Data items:
---

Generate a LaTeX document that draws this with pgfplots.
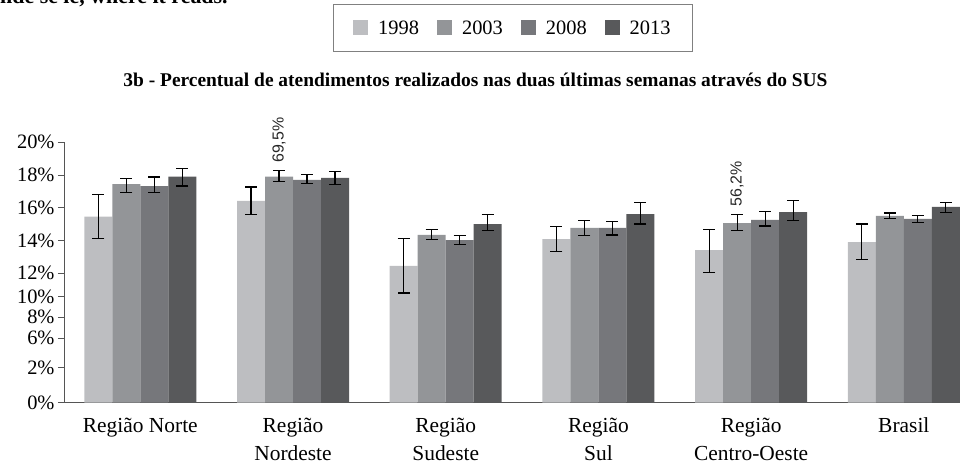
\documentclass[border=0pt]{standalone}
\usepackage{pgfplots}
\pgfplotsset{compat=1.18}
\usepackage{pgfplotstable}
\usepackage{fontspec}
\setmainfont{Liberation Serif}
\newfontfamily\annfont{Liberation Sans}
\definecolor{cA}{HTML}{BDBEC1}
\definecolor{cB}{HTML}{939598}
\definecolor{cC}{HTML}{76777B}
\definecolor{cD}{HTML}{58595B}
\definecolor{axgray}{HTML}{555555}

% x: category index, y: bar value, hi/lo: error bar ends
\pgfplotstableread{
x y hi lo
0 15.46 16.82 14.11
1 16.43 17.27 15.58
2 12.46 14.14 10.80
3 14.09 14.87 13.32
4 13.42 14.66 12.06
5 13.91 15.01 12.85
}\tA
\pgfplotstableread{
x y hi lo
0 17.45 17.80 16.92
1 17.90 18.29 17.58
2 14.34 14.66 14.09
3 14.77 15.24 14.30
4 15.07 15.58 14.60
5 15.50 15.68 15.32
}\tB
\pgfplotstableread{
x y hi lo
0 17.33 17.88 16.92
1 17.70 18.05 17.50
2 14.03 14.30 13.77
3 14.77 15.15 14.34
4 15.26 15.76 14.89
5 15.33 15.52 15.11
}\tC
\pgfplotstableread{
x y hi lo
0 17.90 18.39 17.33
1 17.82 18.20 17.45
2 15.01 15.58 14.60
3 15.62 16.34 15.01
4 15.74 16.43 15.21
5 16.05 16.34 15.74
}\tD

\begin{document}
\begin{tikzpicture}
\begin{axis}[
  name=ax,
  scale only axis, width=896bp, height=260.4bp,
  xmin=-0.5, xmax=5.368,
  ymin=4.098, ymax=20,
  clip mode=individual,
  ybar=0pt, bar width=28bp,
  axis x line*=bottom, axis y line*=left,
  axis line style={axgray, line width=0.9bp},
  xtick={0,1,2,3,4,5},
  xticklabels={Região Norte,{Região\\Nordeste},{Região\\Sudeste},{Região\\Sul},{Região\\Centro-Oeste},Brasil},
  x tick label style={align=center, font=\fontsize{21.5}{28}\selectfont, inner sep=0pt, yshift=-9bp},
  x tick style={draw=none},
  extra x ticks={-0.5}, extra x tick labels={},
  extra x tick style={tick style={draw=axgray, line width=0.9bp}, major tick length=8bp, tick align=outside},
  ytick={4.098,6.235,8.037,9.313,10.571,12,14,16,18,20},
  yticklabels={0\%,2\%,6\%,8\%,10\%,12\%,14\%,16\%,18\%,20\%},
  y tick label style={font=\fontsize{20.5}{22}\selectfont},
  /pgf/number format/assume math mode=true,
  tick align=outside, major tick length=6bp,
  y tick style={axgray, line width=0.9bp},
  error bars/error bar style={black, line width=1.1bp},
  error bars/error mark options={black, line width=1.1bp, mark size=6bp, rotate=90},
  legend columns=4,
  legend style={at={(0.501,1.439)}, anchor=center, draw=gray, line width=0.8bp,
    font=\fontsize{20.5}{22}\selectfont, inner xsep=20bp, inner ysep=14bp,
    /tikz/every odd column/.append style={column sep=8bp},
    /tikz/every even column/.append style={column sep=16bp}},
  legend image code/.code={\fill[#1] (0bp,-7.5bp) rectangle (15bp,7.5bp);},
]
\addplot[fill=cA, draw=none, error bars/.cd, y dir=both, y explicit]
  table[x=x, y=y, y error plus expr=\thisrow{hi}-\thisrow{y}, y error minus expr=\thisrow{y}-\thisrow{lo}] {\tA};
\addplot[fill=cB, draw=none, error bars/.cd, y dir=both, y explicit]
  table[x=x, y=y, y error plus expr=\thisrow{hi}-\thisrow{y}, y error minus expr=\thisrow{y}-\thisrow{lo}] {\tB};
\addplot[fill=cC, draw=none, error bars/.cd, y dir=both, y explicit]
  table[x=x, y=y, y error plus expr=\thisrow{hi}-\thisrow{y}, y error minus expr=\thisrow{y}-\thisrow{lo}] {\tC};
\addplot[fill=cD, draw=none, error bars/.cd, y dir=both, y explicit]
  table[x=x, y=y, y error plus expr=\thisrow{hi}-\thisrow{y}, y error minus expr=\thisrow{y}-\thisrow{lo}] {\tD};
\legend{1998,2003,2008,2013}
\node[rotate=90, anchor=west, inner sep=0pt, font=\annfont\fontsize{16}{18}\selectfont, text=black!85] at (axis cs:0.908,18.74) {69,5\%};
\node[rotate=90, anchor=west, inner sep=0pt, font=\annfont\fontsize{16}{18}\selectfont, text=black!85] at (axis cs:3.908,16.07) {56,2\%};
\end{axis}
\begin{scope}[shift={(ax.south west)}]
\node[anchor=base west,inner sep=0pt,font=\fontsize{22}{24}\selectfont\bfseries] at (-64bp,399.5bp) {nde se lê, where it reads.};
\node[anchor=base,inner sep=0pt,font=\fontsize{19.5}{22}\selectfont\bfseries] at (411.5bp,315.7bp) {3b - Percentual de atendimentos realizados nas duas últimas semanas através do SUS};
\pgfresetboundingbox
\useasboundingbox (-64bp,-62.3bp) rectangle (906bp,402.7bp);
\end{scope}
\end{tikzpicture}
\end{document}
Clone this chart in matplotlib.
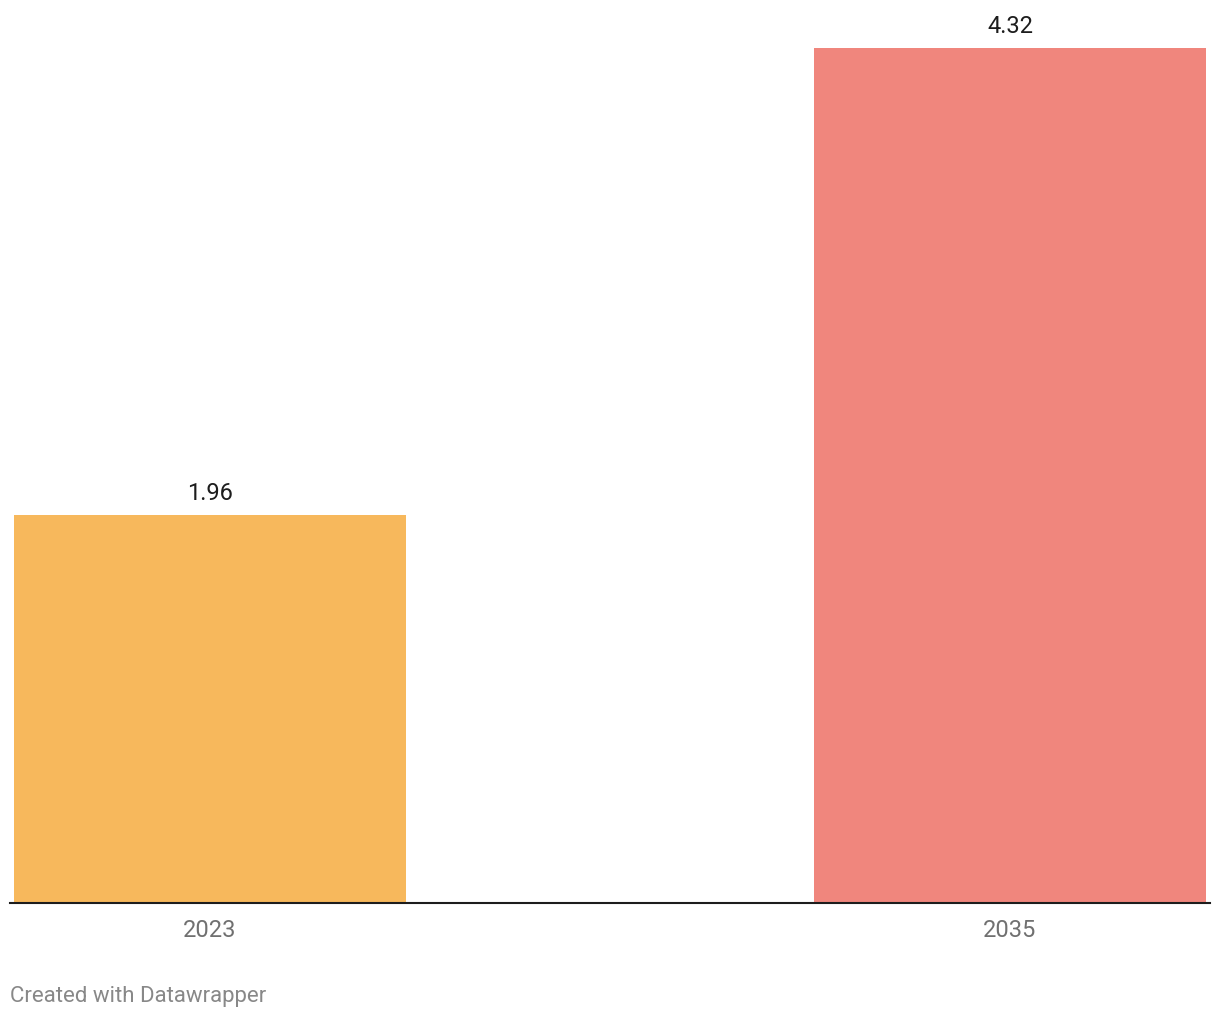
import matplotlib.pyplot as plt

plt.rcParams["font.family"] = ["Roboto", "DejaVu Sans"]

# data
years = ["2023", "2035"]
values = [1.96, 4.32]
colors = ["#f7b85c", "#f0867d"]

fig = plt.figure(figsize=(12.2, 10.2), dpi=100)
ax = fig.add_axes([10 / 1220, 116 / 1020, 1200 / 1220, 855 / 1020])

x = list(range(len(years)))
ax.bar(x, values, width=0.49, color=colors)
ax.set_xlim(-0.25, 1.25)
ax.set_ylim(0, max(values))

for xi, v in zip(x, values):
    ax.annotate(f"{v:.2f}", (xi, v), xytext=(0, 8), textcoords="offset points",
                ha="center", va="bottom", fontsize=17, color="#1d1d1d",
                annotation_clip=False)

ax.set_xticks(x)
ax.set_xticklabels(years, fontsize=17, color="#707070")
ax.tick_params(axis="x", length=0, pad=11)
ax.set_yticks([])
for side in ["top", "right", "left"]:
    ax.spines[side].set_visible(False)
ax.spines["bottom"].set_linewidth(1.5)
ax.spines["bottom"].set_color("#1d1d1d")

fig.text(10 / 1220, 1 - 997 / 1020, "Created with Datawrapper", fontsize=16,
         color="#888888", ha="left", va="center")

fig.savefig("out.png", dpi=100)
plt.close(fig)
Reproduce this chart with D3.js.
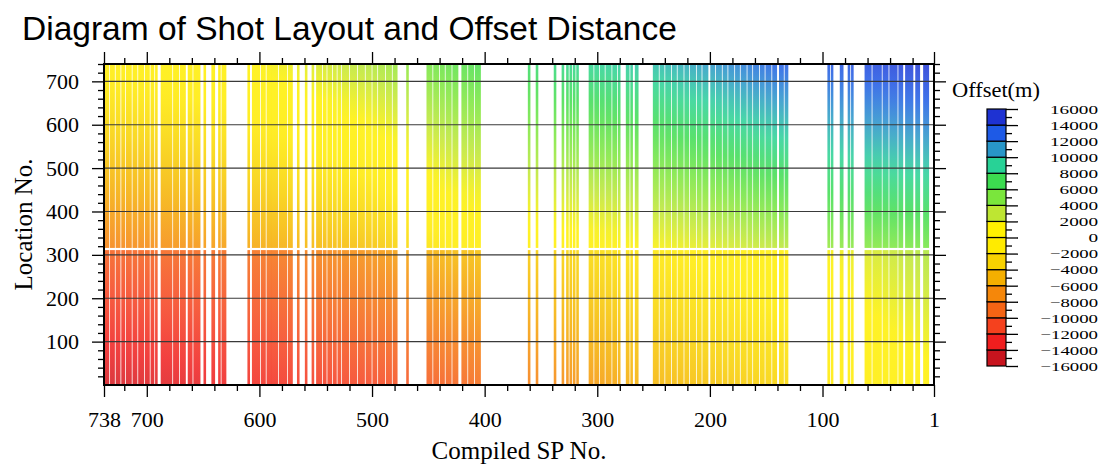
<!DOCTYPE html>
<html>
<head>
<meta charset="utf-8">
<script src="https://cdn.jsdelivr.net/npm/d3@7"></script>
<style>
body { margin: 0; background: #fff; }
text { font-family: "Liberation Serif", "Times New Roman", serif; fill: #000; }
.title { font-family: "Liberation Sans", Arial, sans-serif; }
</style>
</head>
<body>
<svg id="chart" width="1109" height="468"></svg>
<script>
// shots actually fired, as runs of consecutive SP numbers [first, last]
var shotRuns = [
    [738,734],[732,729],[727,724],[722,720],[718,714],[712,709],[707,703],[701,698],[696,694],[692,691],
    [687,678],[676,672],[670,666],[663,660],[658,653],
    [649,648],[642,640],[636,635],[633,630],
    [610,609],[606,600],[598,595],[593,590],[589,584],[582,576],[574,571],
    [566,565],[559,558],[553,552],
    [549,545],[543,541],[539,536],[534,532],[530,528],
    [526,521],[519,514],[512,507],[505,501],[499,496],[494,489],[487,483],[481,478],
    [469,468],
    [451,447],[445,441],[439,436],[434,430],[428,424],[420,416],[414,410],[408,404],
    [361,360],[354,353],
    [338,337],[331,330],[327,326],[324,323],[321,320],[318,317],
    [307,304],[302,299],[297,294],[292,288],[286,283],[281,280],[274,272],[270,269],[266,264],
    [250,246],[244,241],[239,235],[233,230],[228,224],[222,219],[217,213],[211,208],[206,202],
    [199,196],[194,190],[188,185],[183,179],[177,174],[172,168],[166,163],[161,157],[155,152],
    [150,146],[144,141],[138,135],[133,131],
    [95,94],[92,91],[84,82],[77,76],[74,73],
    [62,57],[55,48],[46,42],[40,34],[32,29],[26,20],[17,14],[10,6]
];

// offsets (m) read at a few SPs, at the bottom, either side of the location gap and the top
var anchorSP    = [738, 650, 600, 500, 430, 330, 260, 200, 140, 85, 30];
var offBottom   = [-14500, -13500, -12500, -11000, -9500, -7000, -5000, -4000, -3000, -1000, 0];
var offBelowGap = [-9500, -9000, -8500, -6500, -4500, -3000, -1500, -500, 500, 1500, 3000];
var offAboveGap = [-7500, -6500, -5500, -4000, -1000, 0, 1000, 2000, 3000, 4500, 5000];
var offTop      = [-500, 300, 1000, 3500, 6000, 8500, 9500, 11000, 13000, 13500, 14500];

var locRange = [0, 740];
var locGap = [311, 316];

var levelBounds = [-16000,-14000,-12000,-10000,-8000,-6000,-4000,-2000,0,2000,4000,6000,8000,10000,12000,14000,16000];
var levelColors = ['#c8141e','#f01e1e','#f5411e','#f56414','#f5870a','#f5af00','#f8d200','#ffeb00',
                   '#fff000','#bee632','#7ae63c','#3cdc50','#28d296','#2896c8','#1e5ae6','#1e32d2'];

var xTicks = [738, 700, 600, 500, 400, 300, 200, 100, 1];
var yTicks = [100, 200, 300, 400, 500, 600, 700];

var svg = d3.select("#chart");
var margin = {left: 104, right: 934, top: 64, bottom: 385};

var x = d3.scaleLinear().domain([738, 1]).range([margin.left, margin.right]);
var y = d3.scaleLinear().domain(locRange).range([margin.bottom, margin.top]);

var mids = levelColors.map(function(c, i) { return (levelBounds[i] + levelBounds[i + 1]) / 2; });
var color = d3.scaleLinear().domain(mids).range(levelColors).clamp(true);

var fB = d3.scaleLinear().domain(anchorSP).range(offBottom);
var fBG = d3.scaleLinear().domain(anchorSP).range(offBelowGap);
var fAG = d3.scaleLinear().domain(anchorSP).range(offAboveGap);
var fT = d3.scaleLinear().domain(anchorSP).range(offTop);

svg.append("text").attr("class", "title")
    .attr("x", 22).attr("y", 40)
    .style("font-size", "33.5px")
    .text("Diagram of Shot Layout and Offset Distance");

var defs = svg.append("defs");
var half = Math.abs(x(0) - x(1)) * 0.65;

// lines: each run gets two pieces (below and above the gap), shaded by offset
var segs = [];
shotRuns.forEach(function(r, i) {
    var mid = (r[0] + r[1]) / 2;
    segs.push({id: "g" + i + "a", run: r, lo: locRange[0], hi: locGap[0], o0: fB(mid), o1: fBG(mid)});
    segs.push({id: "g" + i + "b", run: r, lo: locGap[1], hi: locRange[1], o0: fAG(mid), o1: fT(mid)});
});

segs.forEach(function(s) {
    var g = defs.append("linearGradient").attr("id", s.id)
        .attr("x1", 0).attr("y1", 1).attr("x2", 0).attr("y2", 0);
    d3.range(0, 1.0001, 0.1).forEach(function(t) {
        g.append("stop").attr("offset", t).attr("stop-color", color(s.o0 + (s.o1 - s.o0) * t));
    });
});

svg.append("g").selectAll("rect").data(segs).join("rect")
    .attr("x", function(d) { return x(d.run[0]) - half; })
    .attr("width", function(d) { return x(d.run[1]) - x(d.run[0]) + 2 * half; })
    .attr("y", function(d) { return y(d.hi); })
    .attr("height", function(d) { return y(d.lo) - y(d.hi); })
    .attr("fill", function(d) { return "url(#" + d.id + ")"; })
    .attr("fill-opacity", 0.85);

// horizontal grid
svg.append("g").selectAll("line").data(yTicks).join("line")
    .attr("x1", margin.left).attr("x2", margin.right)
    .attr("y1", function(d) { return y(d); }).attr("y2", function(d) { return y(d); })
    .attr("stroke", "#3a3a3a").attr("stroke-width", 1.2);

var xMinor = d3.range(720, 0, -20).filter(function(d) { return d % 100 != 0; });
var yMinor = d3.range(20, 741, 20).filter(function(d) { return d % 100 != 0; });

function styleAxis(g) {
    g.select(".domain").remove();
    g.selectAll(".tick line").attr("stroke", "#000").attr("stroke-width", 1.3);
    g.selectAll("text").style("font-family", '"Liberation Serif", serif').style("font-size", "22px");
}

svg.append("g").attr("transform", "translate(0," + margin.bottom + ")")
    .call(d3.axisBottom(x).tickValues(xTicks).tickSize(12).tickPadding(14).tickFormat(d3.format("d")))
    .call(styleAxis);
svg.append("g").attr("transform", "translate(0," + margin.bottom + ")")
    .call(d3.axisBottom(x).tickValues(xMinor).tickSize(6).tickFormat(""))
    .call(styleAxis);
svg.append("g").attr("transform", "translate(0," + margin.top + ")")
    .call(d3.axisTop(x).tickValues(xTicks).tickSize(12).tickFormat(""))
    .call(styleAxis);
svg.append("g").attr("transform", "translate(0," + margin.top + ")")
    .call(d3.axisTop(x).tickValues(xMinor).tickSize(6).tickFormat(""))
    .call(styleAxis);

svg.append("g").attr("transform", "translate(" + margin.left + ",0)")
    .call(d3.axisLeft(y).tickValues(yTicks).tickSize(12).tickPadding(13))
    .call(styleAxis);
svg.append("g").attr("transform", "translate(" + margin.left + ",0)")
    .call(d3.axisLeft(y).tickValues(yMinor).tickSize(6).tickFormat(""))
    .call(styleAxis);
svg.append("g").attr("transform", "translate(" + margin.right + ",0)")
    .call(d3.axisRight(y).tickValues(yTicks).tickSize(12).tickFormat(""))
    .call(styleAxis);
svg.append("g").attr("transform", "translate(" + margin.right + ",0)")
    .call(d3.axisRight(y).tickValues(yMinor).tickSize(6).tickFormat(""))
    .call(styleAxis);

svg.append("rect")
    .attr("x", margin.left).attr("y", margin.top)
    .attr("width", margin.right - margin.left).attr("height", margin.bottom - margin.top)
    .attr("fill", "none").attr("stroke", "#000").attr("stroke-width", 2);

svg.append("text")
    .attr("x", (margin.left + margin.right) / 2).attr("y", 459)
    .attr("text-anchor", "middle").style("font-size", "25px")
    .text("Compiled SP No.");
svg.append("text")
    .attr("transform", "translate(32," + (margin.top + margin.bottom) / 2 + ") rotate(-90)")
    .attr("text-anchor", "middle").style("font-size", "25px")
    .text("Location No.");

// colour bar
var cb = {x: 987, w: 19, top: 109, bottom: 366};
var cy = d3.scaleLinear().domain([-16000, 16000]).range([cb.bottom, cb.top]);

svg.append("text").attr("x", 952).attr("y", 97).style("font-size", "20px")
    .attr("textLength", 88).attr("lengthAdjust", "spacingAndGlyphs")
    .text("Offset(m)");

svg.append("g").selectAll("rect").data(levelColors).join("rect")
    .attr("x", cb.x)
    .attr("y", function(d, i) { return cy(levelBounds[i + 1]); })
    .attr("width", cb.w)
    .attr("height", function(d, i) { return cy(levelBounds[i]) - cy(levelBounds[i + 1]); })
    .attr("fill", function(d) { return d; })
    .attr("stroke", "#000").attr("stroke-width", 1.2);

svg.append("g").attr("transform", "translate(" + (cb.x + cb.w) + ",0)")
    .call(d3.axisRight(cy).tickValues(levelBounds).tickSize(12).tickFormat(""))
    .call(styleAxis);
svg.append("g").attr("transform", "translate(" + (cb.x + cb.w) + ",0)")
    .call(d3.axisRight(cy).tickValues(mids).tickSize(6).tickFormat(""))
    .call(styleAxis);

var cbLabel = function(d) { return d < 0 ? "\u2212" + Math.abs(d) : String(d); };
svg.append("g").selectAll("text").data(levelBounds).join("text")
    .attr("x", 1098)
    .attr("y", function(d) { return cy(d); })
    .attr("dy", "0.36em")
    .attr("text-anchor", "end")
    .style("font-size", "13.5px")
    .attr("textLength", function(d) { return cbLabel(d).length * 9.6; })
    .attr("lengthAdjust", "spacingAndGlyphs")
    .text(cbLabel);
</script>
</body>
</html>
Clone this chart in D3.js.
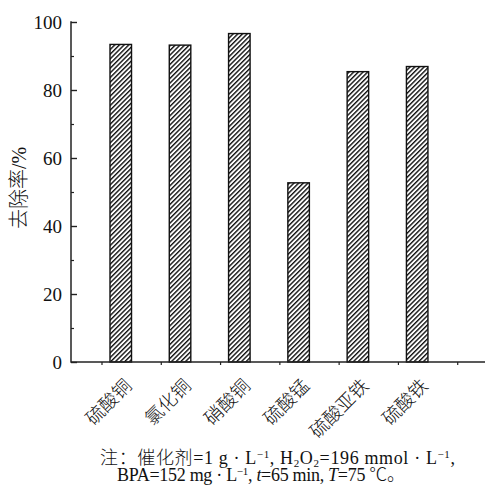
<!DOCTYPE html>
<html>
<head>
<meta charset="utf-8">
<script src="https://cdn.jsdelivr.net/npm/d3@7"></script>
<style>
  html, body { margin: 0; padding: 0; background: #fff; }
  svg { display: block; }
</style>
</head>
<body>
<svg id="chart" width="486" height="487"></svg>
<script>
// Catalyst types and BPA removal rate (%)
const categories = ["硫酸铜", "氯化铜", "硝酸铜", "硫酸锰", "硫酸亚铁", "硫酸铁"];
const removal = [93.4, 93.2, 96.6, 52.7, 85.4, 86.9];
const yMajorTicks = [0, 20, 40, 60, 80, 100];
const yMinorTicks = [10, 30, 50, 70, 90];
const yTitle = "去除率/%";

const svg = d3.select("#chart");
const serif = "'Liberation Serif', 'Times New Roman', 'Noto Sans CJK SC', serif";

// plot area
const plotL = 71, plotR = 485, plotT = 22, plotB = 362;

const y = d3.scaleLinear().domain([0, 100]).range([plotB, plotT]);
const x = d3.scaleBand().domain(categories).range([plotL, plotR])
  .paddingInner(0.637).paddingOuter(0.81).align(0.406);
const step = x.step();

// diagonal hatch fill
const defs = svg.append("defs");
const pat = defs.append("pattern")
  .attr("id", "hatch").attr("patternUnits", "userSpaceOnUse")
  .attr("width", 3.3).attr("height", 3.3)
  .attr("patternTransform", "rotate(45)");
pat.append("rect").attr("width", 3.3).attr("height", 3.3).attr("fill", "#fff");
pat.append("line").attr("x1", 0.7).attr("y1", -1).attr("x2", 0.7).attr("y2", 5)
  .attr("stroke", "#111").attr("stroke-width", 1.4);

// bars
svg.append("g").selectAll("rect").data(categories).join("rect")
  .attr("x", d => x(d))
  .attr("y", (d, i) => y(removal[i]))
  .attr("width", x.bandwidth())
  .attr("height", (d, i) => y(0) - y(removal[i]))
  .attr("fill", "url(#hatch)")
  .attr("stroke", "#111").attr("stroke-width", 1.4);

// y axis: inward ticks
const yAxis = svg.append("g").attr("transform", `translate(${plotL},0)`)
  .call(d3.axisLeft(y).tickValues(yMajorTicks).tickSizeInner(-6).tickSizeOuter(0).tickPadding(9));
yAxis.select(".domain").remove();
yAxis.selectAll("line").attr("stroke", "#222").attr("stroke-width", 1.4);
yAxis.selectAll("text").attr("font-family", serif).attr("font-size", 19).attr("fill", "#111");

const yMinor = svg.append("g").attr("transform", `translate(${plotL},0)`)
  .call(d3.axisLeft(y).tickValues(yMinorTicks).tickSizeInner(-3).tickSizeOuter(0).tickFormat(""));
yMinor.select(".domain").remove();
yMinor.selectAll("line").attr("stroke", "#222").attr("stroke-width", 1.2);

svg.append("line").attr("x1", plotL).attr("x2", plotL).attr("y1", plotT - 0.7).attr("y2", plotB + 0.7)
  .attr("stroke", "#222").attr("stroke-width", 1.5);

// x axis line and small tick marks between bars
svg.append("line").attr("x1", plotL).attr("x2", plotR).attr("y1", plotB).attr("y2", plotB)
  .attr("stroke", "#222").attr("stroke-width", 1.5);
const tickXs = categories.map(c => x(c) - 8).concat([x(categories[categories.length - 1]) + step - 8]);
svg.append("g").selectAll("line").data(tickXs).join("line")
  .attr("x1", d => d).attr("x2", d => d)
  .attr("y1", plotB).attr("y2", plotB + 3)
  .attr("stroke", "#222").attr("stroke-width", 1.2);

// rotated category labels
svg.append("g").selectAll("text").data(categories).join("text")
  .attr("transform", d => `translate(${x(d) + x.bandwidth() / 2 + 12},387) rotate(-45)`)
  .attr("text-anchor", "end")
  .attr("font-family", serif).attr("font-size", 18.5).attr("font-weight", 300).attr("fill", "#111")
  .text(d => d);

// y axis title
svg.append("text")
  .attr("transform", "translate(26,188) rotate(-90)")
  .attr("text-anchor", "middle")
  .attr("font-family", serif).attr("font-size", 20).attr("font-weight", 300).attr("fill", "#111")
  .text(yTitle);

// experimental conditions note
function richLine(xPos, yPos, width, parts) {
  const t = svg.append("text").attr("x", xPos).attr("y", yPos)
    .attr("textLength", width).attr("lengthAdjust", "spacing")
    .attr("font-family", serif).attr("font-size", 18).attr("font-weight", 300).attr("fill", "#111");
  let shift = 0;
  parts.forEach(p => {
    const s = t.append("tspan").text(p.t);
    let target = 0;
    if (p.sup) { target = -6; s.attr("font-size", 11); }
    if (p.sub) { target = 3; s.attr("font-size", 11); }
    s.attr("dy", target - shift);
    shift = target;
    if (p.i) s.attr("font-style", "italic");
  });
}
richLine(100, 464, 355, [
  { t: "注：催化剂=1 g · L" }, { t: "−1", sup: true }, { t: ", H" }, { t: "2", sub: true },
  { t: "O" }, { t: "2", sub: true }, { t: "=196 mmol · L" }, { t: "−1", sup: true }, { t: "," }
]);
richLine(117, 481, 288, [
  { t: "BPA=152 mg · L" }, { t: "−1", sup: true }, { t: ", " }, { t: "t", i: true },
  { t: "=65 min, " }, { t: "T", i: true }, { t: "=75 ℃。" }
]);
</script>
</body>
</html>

---

What to do: Pick out each line in the material containing "with".

Solution to the exercise:
Generate a LaTeX document that draws this with pgfplots.
fig.text(10 / 1220, 1 - 997 / 1020, "Created with Datawrapper", fontsize=16,
Reproduce this chart with D3.js.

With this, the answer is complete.